“Avatar: The Last Airbender”

A"Avatar: The Last Airbender" — Kimia Wood kids’ animated series has not previously been in my box of tricks, so this was a fresh, new experience for me and my viewing partner.

Avatar: The Last Airbender has cool characters, awesome moments, great fights scenes, and interesting world-building…mixed in with immaturity and Buddhist mumbo-jumbo. But, hey, it’s all about the #siblingtime, right?


Avatar has piles of characters – and for the most part, does a great job keeping them all straight, distinct, and interesting.

Except for the leads.

The Core Trio

"Avatar: The Last Airbender" — Kimia Wood

Image credit: CartoonsOn.tv

The series starts out with a brother and sister, Sokka and Katara, who ground us in this new fantasy world. Some people have the gift of “bending” the different elements, while only the Avatar can bend all four. However, there’s been a hundred year war between the Fire Nation and the other three races, while the Avatar has been mysteriously absent.

Sokka and Katara – and the Airbender boy they befriend, Aang – are obviously the “good guys,” but except for Sokka they come across pretty bland.

Katara is the idealist, the one who seizes on the hope of the Avatar and pushes her team to do whatever they can to help others. She’s also annoyingly headstrong, with the ability to “bend” the plot to make her look good. Her poor decisions are rarely met with consequences.

She doesn’t make me froth at the mouth like she does my brother, but it’s clear the authors favor her in most situations.

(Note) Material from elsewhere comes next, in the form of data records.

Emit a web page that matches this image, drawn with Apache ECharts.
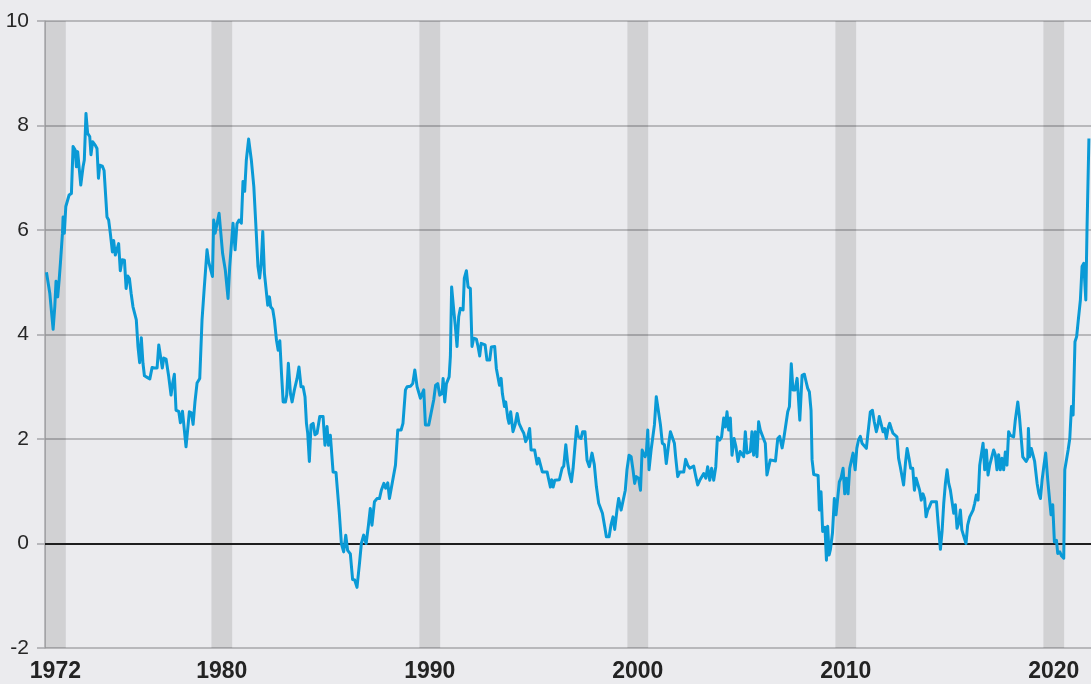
<!DOCTYPE html>
<html>
<head>
<meta charset="utf-8">
<script src="https://cdn.jsdelivr.net/npm/echarts@6/dist/echarts.min.js"></script>
<style>
html,body{margin:0;padding:0;background:#ebebee;}
#chart{width:1091px;height:684px;}
</style>
</head>
<body>
<div id="chart"></div>
<script>
// Decimal years (time positions of the monthly observations)
const years = [
1972.07,1972.15,1972.23,1972.29,1972.39,1972.47,1972.53,1972.61,1972.68,1972.74,
1972.84,1972.87,1972.93,1973.00,1973.09,1973.16,1973.27,1973.35,1973.45,1973.51,
1973.57,1973.64,1973.72,1973.83,1973.89,1973.97,1974.05,1974.15,1974.21,1974.29,
1974.42,1974.50,1974.57,1974.63,1974.76,1974.84,1974.98,1975.06,1975.14,1975.24,
1975.30,1975.38,1975.46,1975.54,1975.62,1975.71,1975.82,1975.90,1975.98,1976.06,
1976.14,1976.23,1976.31,1976.39,1976.47,1976.55,1976.63,1976.71,1976.78,1976.91,
1977.04,1977.15,1977.26,1977.39,1977.47,1977.56,1977.64,1977.71,1977.82,1977.95,
1978.06,1978.14,1978.22,1978.30,1978.43,1978.51,1978.61,1978.78,1978.94,1979.04,
1979.12,1979.21,1979.31,1979.44,1979.55,1979.66,1979.79,1979.87,1979.95,1980.05,
1980.11,1980.18,1980.27,1980.37,1980.46,1980.54,1980.67,1980.80,1980.88,1980.96,
1981.04,1981.14,1981.23,1981.33,1981.44,1981.52,1981.60,1981.68,1981.79,1981.92,
1982.04,1982.15,1982.24,1982.32,1982.39,1982.47,1982.55,1982.64,1982.71,1982.79,
1982.85,1982.95,1983.03,1983.13,1983.21,1983.29,1983.37,1983.45,1983.56,1983.62,
1983.70,1983.80,1983.88,1983.99,1984.12,1984.21,1984.31,1984.41,1984.50,1984.57,
1984.63,1984.71,1984.79,1984.89,1984.98,1985.08,1985.21,1985.37,1985.46,1985.56,
1985.63,1985.72,1985.85,1985.99,1986.15,1986.25,1986.36,1986.46,1986.55,1986.68,
1986.79,1986.89,1987.00,1987.12,1987.21,1987.32,1987.44,1987.55,1987.64,1987.72,
1987.84,1987.96,1988.08,1988.17,1988.29,1988.38,1988.48,1988.56,1988.69,1988.85,
1988.96,1989.12,1989.21,1989.33,1989.41,1989.57,1989.68,1989.78,1989.89,1989.97,
1990.05,1990.11,1990.21,1990.29,1990.37,1990.45,1990.56,1990.69,1990.78,1990.88,
1990.98,1991.09,1991.14,1991.22,1991.30,1991.43,1991.49,1991.55,1991.65,1991.73,
1991.81,1991.89,1991.97,1992.10,1992.16,1992.26,1992.34,1992.45,1992.53,1992.61,
1992.74,1992.82,1992.90,1992.97,1993.06,1993.16,1993.25,1993.38,1993.46,1993.62,
1993.70,1993.77,1993.85,1993.93,1993.99,1994.09,1994.15,1994.25,1994.31,1994.39,
1994.50,1994.60,1994.70,1994.79,1994.94,1995.02,1995.11,1995.21,1995.30,1995.37,
1995.54,1995.66,1995.74,1995.82,1995.91,1996.14,1996.22,1996.30,1996.36,1996.43,
1996.51,1996.73,1996.86,1996.94,1997.04,1997.13,1997.21,1997.31,1997.39,1997.48,
1997.56,1997.64,1997.77,1997.85,1997.96,1998.06,1998.17,1998.30,1998.41,1998.51,
1998.62,1998.70,1998.80,1998.91,1998.99,1999.12,1999.21,1999.31,1999.39,1999.50,
1999.58,1999.70,1999.79,1999.90,1999.98,2000.08,2000.18,2000.27,2000.35,2000.43,
2000.54,2000.63,2000.71,2000.79,2000.85,2000.91,2000.98,2001.04,2001.14,2001.23,
2001.30,2001.39,2001.49,2001.59,2001.68,2001.78,2001.87,2001.99,2002.07,2002.16,
2002.26,2002.32,2002.42,2002.52,2002.71,2002.80,2002.90,2003.00,2003.19,2003.28,
2003.38,2003.48,2003.57,2003.67,2003.77,2003.86,2003.96,2004.05,2004.15,2004.25,
2004.33,2004.44,2004.53,2004.63,2004.71,2004.79,2004.87,2004.95,2005.03,2005.13,
2005.22,2005.32,2005.42,2005.51,2005.59,2005.67,2005.75,2005.91,2005.99,2006.07,
2006.15,2006.23,2006.31,2006.39,2006.47,2006.55,2006.63,2006.71,2006.79,2006.87,
2007.12,2007.23,2007.32,2007.44,2007.52,2007.61,2007.71,2007.79,2007.88,2007.96,
2008.06,2008.16,2008.20,2008.29,2008.40,2008.51,2008.59,2008.67,2008.75,2008.83,
2008.88,2008.96,2009.17,2009.23,2009.31,2009.39,2009.44,2009.50,2009.57,2009.63,
2009.70,2009.76,2009.86,2009.95,2010.03,2010.11,2010.19,2010.27,2010.37,2010.45,
2010.53,2010.61,2010.69,2010.77,2010.85,2010.95,2011.03,2011.11,2011.20,2011.28,
2011.49,2011.55,2011.63,2011.68,2011.78,2011.87,2011.97,2012.05,2012.11,2012.21,
2012.29,2012.37,2012.45,2012.53,2012.61,2012.69,2012.77,2012.96,2013.04,2013.12,
2013.20,2013.28,2013.37,2013.45,2013.54,2013.62,2013.72,2013.80,2013.88,2013.97,
2014.05,2014.13,2014.21,2014.29,2014.36,2014.44,2014.52,2014.62,2014.86,2014.94,
2015.05,2015.13,2015.21,2015.29,2015.37,2015.45,2015.53,2015.61,2015.69,2015.77,
2015.85,2015.93,2016.01,2016.08,2016.16,2016.28,2016.36,2016.46,2016.62,2016.70,
2016.78,2016.86,2016.94,2017.02,2017.10,2017.18,2017.26,2017.34,2017.42,2017.50,
2017.61,2017.69,2017.77,2017.85,2017.93,2018.01,2018.09,2018.17,2018.25,2018.33,
2018.41,2018.57,2018.65,2018.77,2018.85,2018.93,2019.01,2019.17,2019.25,2019.28,
2019.34,2019.42,2019.50,2019.58,2019.70,2019.78,2019.86,2019.94,2020.02,2020.11,
2020.21,2020.30,2020.37,2020.45,2020.53,2020.63,2020.69,2020.79,2020.88,2020.98,
2021.03,2021.11,2021.19,2021.27,2021.35,2021.43,2021.52,2021.60,2021.68,2021.78,
2021.86,2021.94,2022.04,2022.10,2022.19
];

// Rate (%) at each position
const rates = [
5.19,5.17,4.79,4.77,4.10,4.53,5.02,4.72,5.04,5.36,
5.94,6.25,5.94,6.45,6.48,6.67,6.70,7.60,7.53,7.21,
7.50,7.50,6.86,7.21,7.34,8.23,7.85,7.79,7.44,7.69,
7.62,7.56,6.99,7.24,7.22,7.14,6.25,6.19,5.94,5.58,
5.80,5.52,5.49,5.74,5.22,5.43,5.42,4.88,5.12,5.07,
4.79,4.53,4.50,4.28,3.77,3.46,3.94,3.45,3.21,3.18,
3.15,3.37,3.36,3.36,3.80,3.80,3.36,3.55,3.53,3.19,
2.84,3.07,3.24,2.55,2.53,2.31,2.53,1.85,2.52,2.50,
2.28,2.71,3.07,3.16,4.28,4.91,5.62,5.39,5.39,5.11,
6.19,5.94,6.12,6.32,6.29,5.55,5.23,4.69,5.30,5.33,
6.13,5.62,6.12,6.19,6.13,6.93,6.74,7.34,7.74,7.34,
6.83,6.00,5.30,5.08,5.34,5.97,5.17,5.14,4.56,4.72,
4.53,4.48,4.28,3.89,3.70,3.88,3.26,2.71,2.71,2.84,
3.45,2.87,2.71,2.94,3.16,3.38,3.00,3.00,2.81,2.30,
2.11,1.57,2.27,2.30,2.08,2.11,2.43,2.43,1.88,2.24,
1.88,2.07,1.37,1.36,0.58,0.00,-0.16,0.16,-0.13,-0.20,
-0.69,-0.70,-0.84,-0.38,0.00,0.16,0.00,0.35,0.67,0.35,
0.80,0.86,0.86,1.02,1.15,1.06,1.16,0.86,1.15,1.50,
2.17,2.17,2.30,2.94,3.00,3.01,3.06,3.32,3.00,2.97,
2.78,2.78,2.94,2.27,2.30,2.27,2.49,2.75,3.03,3.06,
2.84,2.87,3.16,2.71,3.06,3.19,3.58,4.91,4.47,4.15,
3.77,4.34,4.50,4.47,5.08,5.22,4.91,4.88,3.77,3.93,
3.91,3.77,3.59,3.83,3.83,3.80,3.51,3.51,3.76,3.77,
3.35,3.32,3.03,3.16,2.87,2.62,2.71,2.40,2.30,2.52,
2.14,2.27,2.49,2.30,2.17,2.11,1.95,2.04,2.20,1.79,
1.79,1.52,1.63,1.63,1.37,1.37,1.22,1.08,1.22,1.08,
1.21,1.22,1.44,1.48,1.89,1.54,1.34,1.18,1.44,1.47,
2.24,2.05,2.01,2.14,2.14,1.60,1.47,1.73,1.51,1.09,
0.77,0.77,0.58,0.32,0.13,0.13,0.35,0.51,0.27,0.64,
0.86,0.64,0.65,1.02,1.41,1.69,1.66,1.41,1.15,1.28,
1.25,1.02,1.79,1.82,1.66,1.73,2.17,1.41,1.79,1.79,
2.27,2.81,2.54,2.27,1.92,1.89,1.53,1.92,2.14,2.14,
1.92,1.66,1.28,1.37,1.37,1.61,1.50,1.44,1.48,1.30,
1.12,1.21,1.21,1.34,1.25,1.47,1.21,1.44,1.21,1.47,
2.04,1.98,2.04,2.40,2.23,2.52,2.17,2.40,1.69,2.01,
1.85,1.57,1.76,1.79,1.66,2.14,1.73,1.76,2.14,1.69,
2.14,1.66,2.33,2.17,2.20,2.00,1.92,1.31,1.34,1.60,
1.58,2.01,2.05,1.83,2.01,1.98,2.52,2.62,3.44,2.94,
2.94,3.16,2.94,2.36,3.22,3.24,3.10,2.97,2.90,2.55,
1.60,1.32,1.30,0.64,0.99,0.23,0.20,0.31,-0.32,0.33,
-0.22,-0.12,0.20,0.86,0.55,0.55,1.18,1.25,1.44,0.95,
1.25,0.95,1.44,1.41,1.73,1.41,1.82,1.98,2.05,1.92,
1.82,2.05,2.08,2.52,2.55,2.33,2.14,2.27,2.43,2.27,
2.14,2.20,2.01,2.20,2.30,2.20,2.11,2.04,1.63,1.47,
1.47,1.12,1.54,1.82,1.63,1.44,1.44,1.02,1.25,1.25,
1.02,0.83,0.95,0.86,0.51,0.64,0.70,0.80,0.80,0.39,
-0.11,0.23,0.77,1.15,1.41,1.15,1.02,0.80,0.58,0.74,
0.29,0.39,0.64,0.26,0.23,0.00,0.35,0.51,0.64,0.77,
0.93,0.83,1.50,1.50,1.92,1.41,1.79,1.31,1.50,1.47,
1.79,1.70,1.41,1.70,1.41,1.63,1.41,1.75,1.50,2.14,
2.07,2.04,2.36,2.71,2.43,2.04,1.66,1.57,1.63,2.20,
1.66,1.82,1.79,1.57,1.15,0.96,0.86,1.22,1.47,1.73,
1.22,0.83,0.55,0.74,0.03,0.06,-0.19,-0.16,-0.24,-0.28,
1.41,1.41,1.79,2.01,2.62,2.46,3.86,3.96,4.28,4.66,
5.30,5.36,4.66,6.06,7.75
];

// Shaded one-year bands and the x tick labels centred in them
const bandStarts = [1972, 1980, 1990, 2000, 2010, 2020];
const tickLabels = ['1972', '1980', '1990', '2000', '2010', '2020'];
const yTicks = [-2, 0, 2, 4, 6, 8, 10];

const n = Math.min(years.length, rates.length);
const seriesData = [];
for (let i = 0; i < n; i++) seriesData.push([years[i], rates[i]]);

const chart = echarts.init(document.getElementById('chart'), null, {renderer: 'canvas'});
const FONT = '"Liberation Sans", Arial, Helvetica, sans-serif';
const GRID = '#a7a7aa';

chart.setOption({
  backgroundColor: '#ebebee',
  animation: false,
  grid: {left: 45, right: 0, top: 21, bottom: 36, containLabel: false},
  xAxis: {
    type: 'value',
    min: 1972,
    max: 2022.29,
    axisLine: {show: false},
    axisTick: {show: false},
    splitLine: {show: false},
    axisLabel: {
      customValues: bandStarts.map(v => v + 0.5),
      formatter: function (v) {
        const i = bandStarts.indexOf(Math.round(v - 0.5));
        return i >= 0 ? tickLabels[i] : '';
      },
      fontFamily: FONT,
      fontSize: 23,
      fontWeight: 'bold',
      color: '#232323',
      margin: 12,
      showMinLabel: true,
      showMaxLabel: true
    }
  },
  yAxis: {
    type: 'value',
    min: yTicks[0],
    max: yTicks[yTicks.length - 1],
    interval: 2,
    axisLine: {show: true, lineStyle: {color: GRID, width: 1.5}},
    axisTick: {show: true, length: 8, lineStyle: {color: GRID, width: 1.5}},
    splitLine: {show: true, lineStyle: {color: GRID, width: 1.5}},
    axisLabel: {
      fontFamily: FONT,
      fontSize: 21,
      color: '#262626',
      margin: 16
    }
  },
  series: [{
    type: 'line',
    data: seriesData,
    showSymbol: false,
    symbol: 'none',
    smooth: false,
    lineStyle: {color: '#0a9ad6', width: 3, join: 'round'},
    z: 5,
    markArea: {
      silent: true,
      itemStyle: {color: 'rgba(0,0,0,0.11)'},
      data: bandStarts.map(s => [{xAxis: s}, {xAxis: s + 1}])
    },
    markLine: {
      silent: true,
      symbol: 'none',
      label: {show: false},
      lineStyle: {color: '#1e1e1e', width: 2, type: 'solid'},
      data: [{yAxis: 0}]
    }
  }]
});
</script>
</body>
</html>
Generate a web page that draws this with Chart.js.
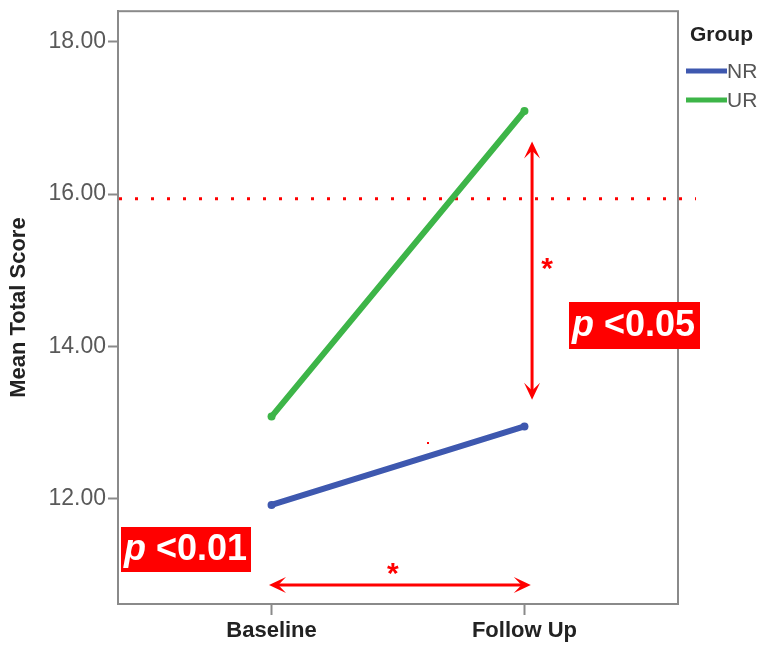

Aang likewise is good-natured, compassionate, naïve, and pretty much unprepared to save the world. Granted, he’s only like twelve years old…but his inability to take threats seriously or deal with problems head-on was irritating.

Sokka is the comic relief character…but that means he actually has a personality. He’s also actually smart at figuring out solutions to their different problems. Perhaps most importantly, he’s the brunt of a lot of stuff – whether the slap-stick humor is at his expense, or the other two in the party are ridiculing him and his ideas, or whether we’re just learning more about the magic system (“bending”) which leaves Sokka out because he can’t do it…Sokka is the underdog. Which makes it that much more satisfying when the plot acknowledges his worth.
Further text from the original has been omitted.